* _Supplied information_

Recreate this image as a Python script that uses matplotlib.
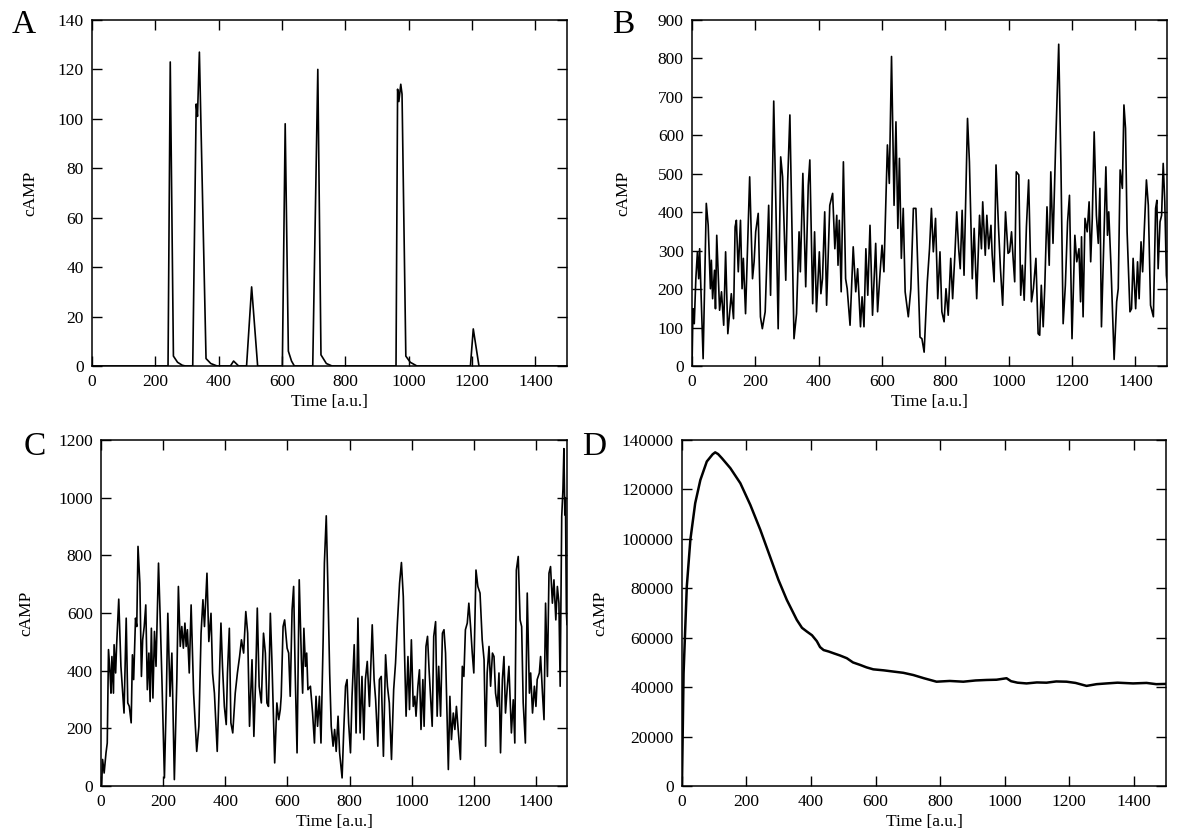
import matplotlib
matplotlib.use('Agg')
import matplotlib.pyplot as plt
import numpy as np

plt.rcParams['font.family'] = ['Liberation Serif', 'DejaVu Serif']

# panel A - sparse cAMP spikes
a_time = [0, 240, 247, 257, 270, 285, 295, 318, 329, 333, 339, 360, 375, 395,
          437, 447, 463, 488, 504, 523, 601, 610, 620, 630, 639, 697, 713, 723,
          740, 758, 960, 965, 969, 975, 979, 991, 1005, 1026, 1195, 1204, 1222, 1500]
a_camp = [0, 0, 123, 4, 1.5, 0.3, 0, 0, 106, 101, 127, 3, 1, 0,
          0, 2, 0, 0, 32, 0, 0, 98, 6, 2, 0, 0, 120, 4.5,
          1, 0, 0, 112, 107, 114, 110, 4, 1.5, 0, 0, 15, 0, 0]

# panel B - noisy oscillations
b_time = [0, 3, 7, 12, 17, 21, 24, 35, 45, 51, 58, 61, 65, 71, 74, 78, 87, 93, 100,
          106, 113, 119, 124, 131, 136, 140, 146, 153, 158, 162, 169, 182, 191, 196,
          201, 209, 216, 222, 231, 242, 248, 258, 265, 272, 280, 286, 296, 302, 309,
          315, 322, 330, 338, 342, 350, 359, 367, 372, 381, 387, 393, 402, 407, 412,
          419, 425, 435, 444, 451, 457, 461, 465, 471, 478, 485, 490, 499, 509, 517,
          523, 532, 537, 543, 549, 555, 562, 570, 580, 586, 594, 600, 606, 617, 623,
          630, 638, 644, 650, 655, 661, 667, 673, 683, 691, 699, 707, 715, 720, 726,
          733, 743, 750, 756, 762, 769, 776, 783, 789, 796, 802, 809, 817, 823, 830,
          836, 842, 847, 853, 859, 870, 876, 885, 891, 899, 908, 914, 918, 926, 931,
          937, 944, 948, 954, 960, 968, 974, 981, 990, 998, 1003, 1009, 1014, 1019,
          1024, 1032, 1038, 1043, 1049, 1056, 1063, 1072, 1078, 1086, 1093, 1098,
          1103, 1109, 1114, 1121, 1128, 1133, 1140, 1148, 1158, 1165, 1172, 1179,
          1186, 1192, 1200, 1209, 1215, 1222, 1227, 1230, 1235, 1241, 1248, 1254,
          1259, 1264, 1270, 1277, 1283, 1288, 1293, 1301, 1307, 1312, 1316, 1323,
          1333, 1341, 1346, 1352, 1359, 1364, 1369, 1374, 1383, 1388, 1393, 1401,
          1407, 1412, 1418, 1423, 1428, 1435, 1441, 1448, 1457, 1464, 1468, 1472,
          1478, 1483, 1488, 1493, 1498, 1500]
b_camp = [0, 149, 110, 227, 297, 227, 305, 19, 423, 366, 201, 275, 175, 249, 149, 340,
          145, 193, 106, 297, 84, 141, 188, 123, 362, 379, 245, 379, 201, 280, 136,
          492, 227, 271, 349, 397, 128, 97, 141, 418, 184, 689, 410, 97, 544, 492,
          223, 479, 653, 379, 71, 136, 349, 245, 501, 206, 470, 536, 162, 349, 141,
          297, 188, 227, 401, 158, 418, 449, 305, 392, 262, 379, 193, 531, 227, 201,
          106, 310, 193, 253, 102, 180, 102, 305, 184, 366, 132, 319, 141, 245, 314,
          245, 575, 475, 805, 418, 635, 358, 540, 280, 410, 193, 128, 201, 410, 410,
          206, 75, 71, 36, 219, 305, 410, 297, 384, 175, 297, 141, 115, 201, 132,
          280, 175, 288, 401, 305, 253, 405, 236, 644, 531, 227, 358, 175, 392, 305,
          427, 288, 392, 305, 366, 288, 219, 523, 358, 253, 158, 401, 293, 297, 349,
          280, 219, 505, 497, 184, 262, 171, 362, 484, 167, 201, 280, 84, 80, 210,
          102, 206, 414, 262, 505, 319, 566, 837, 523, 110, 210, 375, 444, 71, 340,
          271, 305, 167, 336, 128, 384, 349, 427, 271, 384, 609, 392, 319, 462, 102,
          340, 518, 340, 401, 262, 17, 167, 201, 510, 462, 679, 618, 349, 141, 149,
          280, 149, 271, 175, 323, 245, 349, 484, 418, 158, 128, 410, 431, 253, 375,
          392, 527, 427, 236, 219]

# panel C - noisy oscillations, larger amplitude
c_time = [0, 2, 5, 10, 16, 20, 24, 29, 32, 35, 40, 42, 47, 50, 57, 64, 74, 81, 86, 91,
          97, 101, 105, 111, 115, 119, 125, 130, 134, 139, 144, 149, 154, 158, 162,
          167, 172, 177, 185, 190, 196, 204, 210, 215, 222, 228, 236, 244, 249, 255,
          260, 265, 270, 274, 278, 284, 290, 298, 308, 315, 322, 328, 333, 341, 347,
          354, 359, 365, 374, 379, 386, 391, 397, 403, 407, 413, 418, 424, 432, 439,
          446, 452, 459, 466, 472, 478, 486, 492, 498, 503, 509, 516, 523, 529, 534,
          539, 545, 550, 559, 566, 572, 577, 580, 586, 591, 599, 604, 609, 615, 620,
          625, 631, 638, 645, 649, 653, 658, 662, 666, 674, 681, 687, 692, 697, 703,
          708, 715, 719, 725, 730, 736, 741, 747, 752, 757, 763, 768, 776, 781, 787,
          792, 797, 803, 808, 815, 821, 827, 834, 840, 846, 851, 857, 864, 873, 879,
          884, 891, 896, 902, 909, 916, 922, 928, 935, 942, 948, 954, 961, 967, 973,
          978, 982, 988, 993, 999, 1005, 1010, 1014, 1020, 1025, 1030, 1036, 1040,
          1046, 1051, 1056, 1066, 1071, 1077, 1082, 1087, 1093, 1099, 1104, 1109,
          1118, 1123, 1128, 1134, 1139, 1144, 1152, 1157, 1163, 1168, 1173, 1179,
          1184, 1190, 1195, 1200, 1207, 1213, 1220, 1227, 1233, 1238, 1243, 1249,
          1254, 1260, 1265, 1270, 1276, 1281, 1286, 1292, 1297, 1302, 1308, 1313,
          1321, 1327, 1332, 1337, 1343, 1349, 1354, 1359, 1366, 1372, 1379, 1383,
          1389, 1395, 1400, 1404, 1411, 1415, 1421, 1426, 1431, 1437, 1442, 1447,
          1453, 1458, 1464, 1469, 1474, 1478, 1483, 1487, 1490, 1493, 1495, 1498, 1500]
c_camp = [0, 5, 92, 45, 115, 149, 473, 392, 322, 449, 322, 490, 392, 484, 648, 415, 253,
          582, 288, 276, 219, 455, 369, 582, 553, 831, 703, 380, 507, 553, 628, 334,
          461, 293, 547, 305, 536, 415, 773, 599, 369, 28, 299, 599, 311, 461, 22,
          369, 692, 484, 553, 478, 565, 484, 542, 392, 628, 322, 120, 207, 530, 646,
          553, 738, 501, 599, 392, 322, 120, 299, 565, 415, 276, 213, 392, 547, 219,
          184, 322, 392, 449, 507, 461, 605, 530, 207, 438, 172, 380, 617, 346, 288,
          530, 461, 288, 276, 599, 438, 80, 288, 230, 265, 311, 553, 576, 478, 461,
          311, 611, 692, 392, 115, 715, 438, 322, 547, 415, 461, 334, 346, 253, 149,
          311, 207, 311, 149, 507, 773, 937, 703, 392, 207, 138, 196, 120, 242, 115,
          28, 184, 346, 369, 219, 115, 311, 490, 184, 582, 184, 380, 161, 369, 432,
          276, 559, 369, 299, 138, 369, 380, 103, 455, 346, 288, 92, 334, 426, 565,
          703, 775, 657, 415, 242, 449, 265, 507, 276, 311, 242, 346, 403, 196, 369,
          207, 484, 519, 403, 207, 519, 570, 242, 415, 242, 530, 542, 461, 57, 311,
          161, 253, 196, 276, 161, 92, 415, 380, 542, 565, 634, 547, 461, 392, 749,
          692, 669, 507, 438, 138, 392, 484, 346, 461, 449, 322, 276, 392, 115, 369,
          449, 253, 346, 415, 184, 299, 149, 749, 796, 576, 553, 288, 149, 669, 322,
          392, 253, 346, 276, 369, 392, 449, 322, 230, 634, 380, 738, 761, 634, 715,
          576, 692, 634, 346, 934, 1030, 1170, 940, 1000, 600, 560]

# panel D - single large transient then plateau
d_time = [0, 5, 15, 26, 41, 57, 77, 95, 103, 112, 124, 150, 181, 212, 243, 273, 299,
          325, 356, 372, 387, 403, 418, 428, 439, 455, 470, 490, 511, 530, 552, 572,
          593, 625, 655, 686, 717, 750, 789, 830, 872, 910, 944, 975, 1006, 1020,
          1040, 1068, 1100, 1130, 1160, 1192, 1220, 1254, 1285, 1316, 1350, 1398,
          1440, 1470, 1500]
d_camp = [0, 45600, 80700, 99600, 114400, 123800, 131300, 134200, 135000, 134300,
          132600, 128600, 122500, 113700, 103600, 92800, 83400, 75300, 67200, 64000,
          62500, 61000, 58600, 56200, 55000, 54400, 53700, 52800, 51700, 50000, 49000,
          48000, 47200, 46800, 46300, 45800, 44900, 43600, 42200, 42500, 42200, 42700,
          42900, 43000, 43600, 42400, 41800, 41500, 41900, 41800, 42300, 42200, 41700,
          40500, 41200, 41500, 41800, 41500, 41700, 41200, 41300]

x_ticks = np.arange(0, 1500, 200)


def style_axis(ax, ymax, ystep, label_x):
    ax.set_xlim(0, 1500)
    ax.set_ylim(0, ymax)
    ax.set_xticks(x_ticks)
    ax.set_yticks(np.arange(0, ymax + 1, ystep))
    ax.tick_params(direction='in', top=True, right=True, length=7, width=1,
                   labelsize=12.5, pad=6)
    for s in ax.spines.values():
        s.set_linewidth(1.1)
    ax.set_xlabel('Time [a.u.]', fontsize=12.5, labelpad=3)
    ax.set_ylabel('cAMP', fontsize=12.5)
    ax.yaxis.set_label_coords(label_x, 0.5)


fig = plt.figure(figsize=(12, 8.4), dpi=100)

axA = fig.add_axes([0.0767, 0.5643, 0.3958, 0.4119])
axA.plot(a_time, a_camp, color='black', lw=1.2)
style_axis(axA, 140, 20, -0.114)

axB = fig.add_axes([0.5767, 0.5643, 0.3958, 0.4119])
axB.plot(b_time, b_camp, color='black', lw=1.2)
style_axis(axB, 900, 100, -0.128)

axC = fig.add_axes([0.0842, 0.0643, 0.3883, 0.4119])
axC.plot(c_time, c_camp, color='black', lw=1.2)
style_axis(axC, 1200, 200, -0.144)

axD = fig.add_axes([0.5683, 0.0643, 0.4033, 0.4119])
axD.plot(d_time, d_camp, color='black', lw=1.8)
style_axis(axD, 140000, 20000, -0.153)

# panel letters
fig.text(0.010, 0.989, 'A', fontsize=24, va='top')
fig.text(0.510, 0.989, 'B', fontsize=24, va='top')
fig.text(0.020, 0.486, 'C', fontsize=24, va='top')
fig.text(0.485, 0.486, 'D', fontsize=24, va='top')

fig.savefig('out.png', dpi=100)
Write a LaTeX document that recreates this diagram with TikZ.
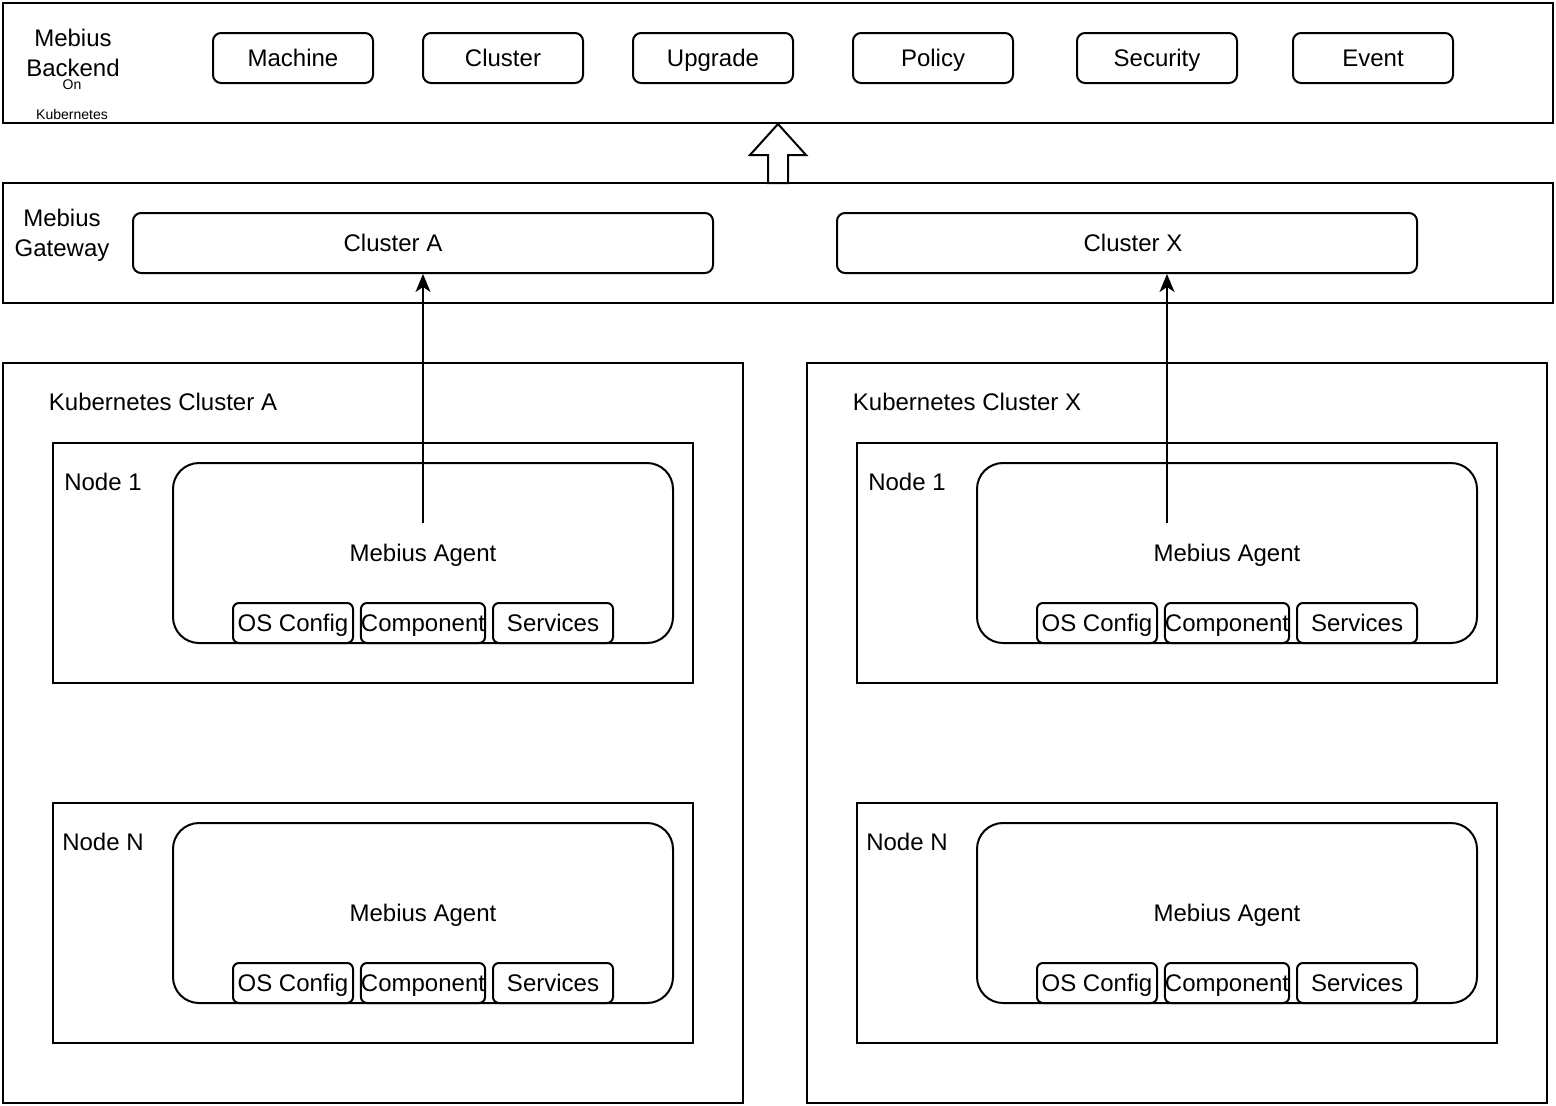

* _Brief_
Respond with nothing but the number of lines in the entries that contain the string "matplotlib".

* _Exercise response_
4